Hydrographs in snow dominated catchments

Answer 26

huge surge in late spring early summer.

Question 27

primary permeability

Answer 27

• intact ice and snow
• high for snow and firn: linked pore spaces
• very low for ice

Question 28

secondary permeability

Answer 28

• tunnels and passage ways

- most water draining through glaciers

Question 29

Supraglaial

Answer 29

streams, lakes, snow aquifer

Question 30

englacial

Answer 30

crevasses, moulines, fractures

Question 31

subglacial

Answer 31

channels, cavities, sheets, canals, groundwater

Question 32

T or F: water in a glacier follows the same rules as it does elsewhere in hydrology?

Answer 32

True

Question 33

subglacial drainage equipotential lines

Answer 33

• direction of flow determined by hydraulic potential

equipotential lines:
-pressure of overlying ice is equal to water pressure it generates
-geometry determined by variation in ice thickness (major) and slope of underlying topography (minor)
- water will flow to the snout at right angles to equipotential contours.
operates at high pressure

Question 34

subglacial drainage through the seasons

Answer 34

stops in winter when there is no water supply at surface. can be subglacial water ponded in distributed lakes and cavities at this time of year.
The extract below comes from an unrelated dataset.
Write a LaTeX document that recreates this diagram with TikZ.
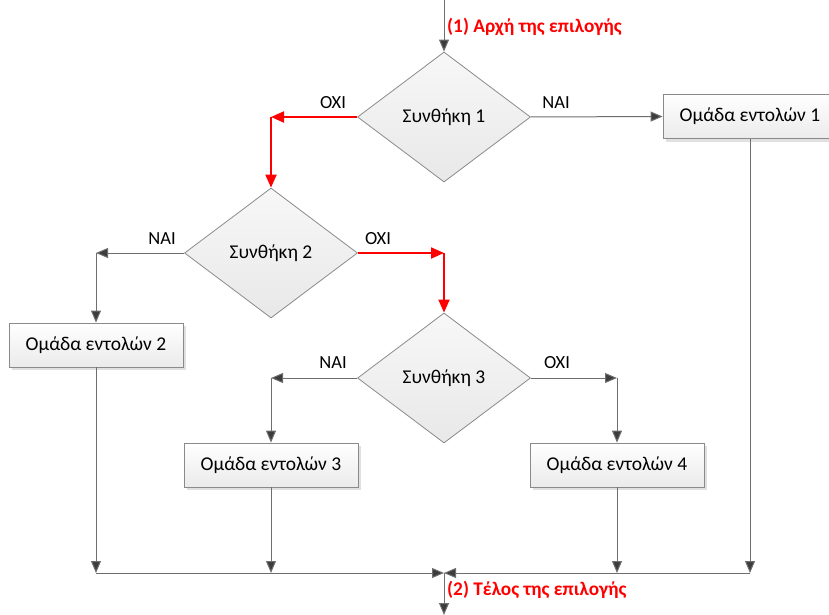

Come summer, bed is flooded with water and channels from melting through the ice. these follow hydraulic gradients to the nearest exit: side margin or glacier terminus.

Question 35

where does water come from in these mountainous areas?

Answer 35

ice melt
snow melt
rainfall
runoff from ice-free slopes
release of stored water

Question 36

seasonal evolution of glacier water reserves (snow accumulate, melt, intensifying, etc)

Answer 36

1. snow accumulates September to May
2. snow melts May and June with some runoff but poorly drained from undeveloped drainage system
3. intensifying snow and ice melt July and August
4. September transition back to winter, basal and groundwater drainage through fall

Question 37

Glacier impact on catchment runoff

Answer 37

can be important in summer for dry places as it acts as a reservoir
can store water for decades to centuries which helps buffer streamflow. cold wet years-less runoff but warm dry years- more runoff.

Question 38

impact of climate change on glacier size and melt

Answer 38

as years get hotter, glaciers are shrinking and melting sooner than June, creating issues for hydro power as its peak demand is in late june.